Hypnotists who believed that responses are mediated primarily by an “unconscious mind”, like Milton Erickson, made more use of indirect suggestions, such as metaphors or stories, whose intended meaning may be concealed from the subject’s conscious mind. The concept of subliminal suggestion also depends upon this view of the mind.

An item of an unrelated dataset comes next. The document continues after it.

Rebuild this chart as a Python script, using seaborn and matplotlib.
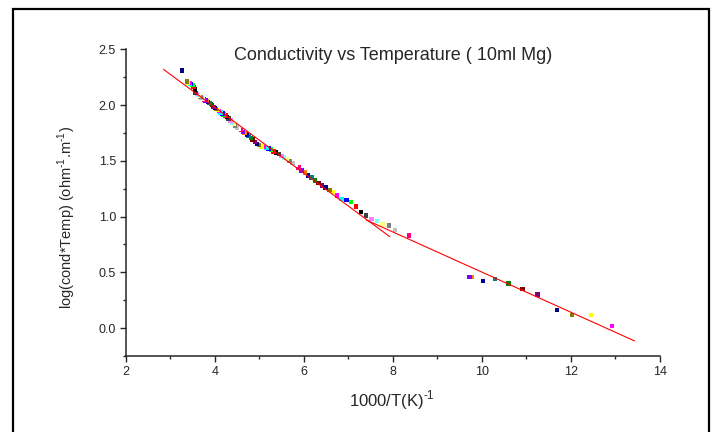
import matplotlib
matplotlib.use("Agg")
import numpy as np
import pandas as pd
import matplotlib.pyplot as plt
import seaborn as sns
from matplotlib.patches import Rectangle
from matplotlib.ticker import MultipleLocator

# 1000/T values, listed from the coldest point (largest 1000/T) downwards
inv_temp = [12.92, 12.45, 12.02, 11.69, 11.25, 10.91, 10.60, 10.29, 10.03, 9.78, 9.72,
            8.36, 8.20, 8.05, 7.91, 7.77, 7.64, 7.52, 7.39, 7.28, 7.17, 7.06, 6.96, 6.85, 6.75, 6.66,
            6.58, 6.49, 6.41, 6.33, 6.25, 6.17, 6.10, 6.02, 5.95, 5.88,
            5.81, 5.75, 5.68, 5.62, 5.56, 5.50, 5.44, 5.38, 5.32, 5.26,
            5.21, 5.16, 5.10, 5.05, 5.00, 4.95, 4.90, 4.85, 4.81, 4.76,
            4.72, 4.67, 4.63, 4.59, 4.55, 4.50, 4.46, 4.43, 4.39, 4.35,
            4.31, 4.27, 4.24, 4.20, 4.17, 4.13, 4.10, 4.07, 4.03, 4.00,
            3.97, 3.94, 3.91, 3.88, 3.85, 3.82, 3.79, 3.76, 3.73, 3.70,
            3.68, 3.65, 3.62, 3.60, 3.57, 3.55, 3.52, 3.50, 3.47, 3.45,
            3.43, 3.40, 3.38, 3.26]

log_cond_temp = [0.02, 0.12, 0.12, 0.16, 0.30, 0.35, 0.40, 0.44, 0.42, 0.46, 0.46,
                 0.83, 0.86, 0.88, 0.92, 0.93, 0.96, 0.98, 1.01, 1.04, 1.09, 1.13, 1.15, 1.16, 1.19, 1.22,
                 1.24, 1.26, 1.28, 1.30, 1.325, 1.35, 1.37, 1.395, 1.415, 1.44,
                 1.46, 1.48, 1.50, 1.515, 1.53, 1.545, 1.56, 1.575, 1.585, 1.60,
                 1.61, 1.615, 1.625, 1.63, 1.64, 1.65, 1.67, 1.69, 1.705, 1.72,
                 1.735, 1.75, 1.76, 1.775, 1.785, 1.80, 1.815, 1.83, 1.845, 1.86,
                 1.88, 1.895, 1.905, 1.915, 1.925, 1.935, 1.945, 1.955, 1.965, 1.975,
                 1.985, 2.00, 2.01, 2.02, 2.025, 2.035, 2.04, 2.05, 2.055, 2.065,
                 2.07, 2.08, 2.09, 2.10, 2.11, 2.14, 2.16, 2.18, 2.19, 2.19,
                 2.20, 2.20, 2.21, 2.31]

# linear fits (high temperature and low temperature regions)
fit1_x = [2.85, 7.93]
fit1_y = [2.32, 0.82]
fit2_x = [7.40, 13.43]
fit2_y = [0.97, -0.115]

# Origin default colour increment list
origin_colors = ["#000000", "#FF0000", "#00FF00", "#0000FF", "#00FFFF", "#FF00FF",
                 "#FFFF00", "#808000", "#000080", "#800080", "#800000", "#008000",
                 "#008080", "#0000A0", "#FF8000", "#8000FF", "#FF0080", "#FFFFFF",
                 "#C0C0C0", "#808080", "#FFFF80", "#80FFFF", "#FF80FF", "#404040"]

df = pd.DataFrame({"inv_T": inv_temp, "logcT": log_cond_temp})
df["series"] = [f"s{i}" for i in range(len(df))]
palette = {s: origin_colors[(5 + i) % 24] for i, s in enumerate(df["series"])}

sns.set_style("ticks")
plt.rcParams["font.family"] = ["Liberation Sans", "DejaVu Sans"]
plt.rcParams["mathtext.fontset"] = "custom"
plt.rcParams["mathtext.rm"] = "Liberation Sans"

fig = plt.figure(figsize=(7.13, 4.32), dpi=100)
ax = fig.add_axes([0.1763, 0.1759, 0.9257 - 0.1763, 0.8859 - 0.1759])

sns.scatterplot(data=df, x="inv_T", y="logcT", hue="series", palette=palette,
                marker="s", s=10, linewidth=0, legend=False, ax=ax, zorder=2)
sns.lineplot(x=fit1_x, y=fit1_y, color="red", linewidth=0.8, sort=False, ax=ax, zorder=3)
sns.lineplot(x=fit2_x, y=fit2_y, color="red", linewidth=0.8, sort=False, ax=ax, zorder=3)

ax.set_xlim(2, 14)
ax.set_ylim(-0.25, 2.5)
ax.xaxis.set_major_locator(MultipleLocator(2))
ax.xaxis.set_minor_locator(MultipleLocator(1))
ax.yaxis.set_major_locator(MultipleLocator(0.5))
ax.yaxis.set_minor_locator(MultipleLocator(0.25))
ax.yaxis.set_major_formatter(matplotlib.ticker.FormatStrFormatter("%.1f"))

sns.despine(ax=ax)
for side in ["left", "bottom"]:
    ax.spines[side].set_linewidth(1.1)
ax.tick_params(which="major", direction="out", length=4, width=1, labelsize=9, pad=3)
ax.tick_params(which="minor", direction="out", length=2.5, width=1)

sup = r"$^{\mathrm{\text{-}1}}$"
ax.set_xlabel("1000/T(K)" + sup, fontsize=12)
ax.set_ylabel("log(cond*Temp) (ohm" + sup + ".m" + sup + ")", fontsize=10.5)
ax.xaxis.set_label_coords(0.498, -0.105)
ax.yaxis.set_label_coords(-0.089, 0.453)

ax.text(0.5, 0.981, "Conductivity vs Temperature ( 10ml Mg)", transform=ax.transAxes,
        ha="center", va="center", fontsize=13)

# outer frame around the whole graph page
fig.patches.append(Rectangle((13 / 713, -0.02), (709 - 13) / 713, (432 - 9) / 432 + 0.02,
                             transform=fig.transFigure, fill=False, edgecolor="black",
                             linewidth=1.6))

fig.savefig("out.png", dpi=100)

By contrast, hypnotists who believed that responses to suggestion are primarily mediated by the conscious mind, such as Theodore Barber and Nicholas Spanos tended to make more use of direct verbal suggestions and instructions.

 

Ericksonian Hypnotherapy

Milton H. Erickson was one of the most influential hypnotists of the 20th century. From around the 1950s onward, Erickson developed a radically different approach to hypnotism, which has subsequently become known as “Ericksonian hypnotherapy” or “Neo-Ericksonian hypnotherapy.” Erickson made use of a more informal conversational approach with many clients and complex language patterns, and therapeutic strategies. However, this very divergence from tradition led some of his colleagues, most notably Andre Weitzenhoffer, to dispute whether Erickson was right to label his approach “hypnosis” at all. Nevertheless, Erickson’s work continues to be one of the most influential forces in modern hypnotherapy.

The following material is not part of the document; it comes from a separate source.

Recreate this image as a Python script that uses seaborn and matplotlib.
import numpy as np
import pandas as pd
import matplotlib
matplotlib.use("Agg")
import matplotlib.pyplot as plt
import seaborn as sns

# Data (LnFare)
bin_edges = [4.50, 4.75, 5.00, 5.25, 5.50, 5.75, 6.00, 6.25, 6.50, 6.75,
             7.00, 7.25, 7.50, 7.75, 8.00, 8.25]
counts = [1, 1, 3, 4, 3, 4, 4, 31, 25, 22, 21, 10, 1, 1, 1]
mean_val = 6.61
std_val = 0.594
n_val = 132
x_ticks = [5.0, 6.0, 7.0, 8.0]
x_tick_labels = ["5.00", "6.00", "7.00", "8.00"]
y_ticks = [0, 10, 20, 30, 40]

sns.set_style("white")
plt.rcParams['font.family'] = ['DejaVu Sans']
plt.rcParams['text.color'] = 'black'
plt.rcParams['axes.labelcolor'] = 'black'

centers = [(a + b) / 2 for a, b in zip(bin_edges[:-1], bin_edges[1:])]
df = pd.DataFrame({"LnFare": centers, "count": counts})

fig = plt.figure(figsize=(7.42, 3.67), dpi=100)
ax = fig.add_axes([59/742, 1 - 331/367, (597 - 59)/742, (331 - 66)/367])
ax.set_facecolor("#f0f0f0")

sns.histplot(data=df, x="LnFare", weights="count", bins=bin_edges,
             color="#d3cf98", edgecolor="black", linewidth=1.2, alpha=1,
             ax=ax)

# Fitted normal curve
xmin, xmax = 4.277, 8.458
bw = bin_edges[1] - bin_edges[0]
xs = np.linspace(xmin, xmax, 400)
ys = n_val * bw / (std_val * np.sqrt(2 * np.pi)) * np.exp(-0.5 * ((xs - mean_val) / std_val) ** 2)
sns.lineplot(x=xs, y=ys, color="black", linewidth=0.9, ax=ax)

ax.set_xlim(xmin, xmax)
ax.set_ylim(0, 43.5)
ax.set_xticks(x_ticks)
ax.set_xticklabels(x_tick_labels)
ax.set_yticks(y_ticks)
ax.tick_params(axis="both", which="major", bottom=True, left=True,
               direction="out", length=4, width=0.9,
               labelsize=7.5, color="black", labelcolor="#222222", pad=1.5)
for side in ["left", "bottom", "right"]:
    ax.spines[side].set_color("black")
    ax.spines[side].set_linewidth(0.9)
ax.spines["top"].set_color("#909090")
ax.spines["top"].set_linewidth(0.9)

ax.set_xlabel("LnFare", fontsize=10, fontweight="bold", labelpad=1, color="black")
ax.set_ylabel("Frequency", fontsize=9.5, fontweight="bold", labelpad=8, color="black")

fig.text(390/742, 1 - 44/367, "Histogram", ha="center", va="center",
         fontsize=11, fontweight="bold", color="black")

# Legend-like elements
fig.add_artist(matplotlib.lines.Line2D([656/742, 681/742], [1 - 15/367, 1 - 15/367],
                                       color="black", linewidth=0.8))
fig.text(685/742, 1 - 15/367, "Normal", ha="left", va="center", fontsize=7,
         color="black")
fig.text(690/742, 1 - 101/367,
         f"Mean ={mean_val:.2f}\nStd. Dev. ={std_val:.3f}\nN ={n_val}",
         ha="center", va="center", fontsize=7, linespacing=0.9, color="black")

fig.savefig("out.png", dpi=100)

The founders of Neurolinguistic Programming (NLP), a methodology similar in some regards to hypnotism, claimed that they had modelled the work of Erickson extensively and assimilated it into their approach called the Milton Model.

Cognitive Behavioural Hypnotherapy (CBH) is an integrated psychological therapy employing clinical hypnosis and cognitive behavioural therapy (CBT).

In 1974, Theodore Barber and his colleagues published an influential review of the research which argued, following the earlier social psychology of Theodore R. Sarbin, that hypnotism was better understood not as a “special state” but as the result of normal psychological variables, such as active imagination, expectation, appropriate attitudes, and motivation. Barber introduced the term “cognitive-behavioral” to describe the nonstate theory of hypnotism, and discussed its application to behavior therapy.

The growing application of cognitive and behavioral psychological theories and concepts to the explanation of hypnosis paved the way for a closer integration of hypnotherapy with various cognitive and behavioral therapies. However, many cognitive and behavioral therapies were themselves originally influenced by older hypnotherapy techniques, i.e., the systematic desensitisation of Joseph Wolpe, the cardinal technique of early behavior therapy, was originally called “hypnotic desensitisation” and derived from the Medical Hypnotism (1948) of Lewis Wolberg.

The traditional style of hypnotherapy can be seen as precursors of cognitive-behavioral therapy insofar as both place emphasis upon “common sense” theoretical explanations and the use of relaxation, and rehearsal of positive ideas and imagery in therapy. Modern cognitive therapy primarily differs from previous hypnotherapy approaches by placing much greater emphasis upon the direct Socratic disputation of negative beliefs. However, cognitive-behavioral hypnotherapists have assimilated this technique alongside their use of hypnosis.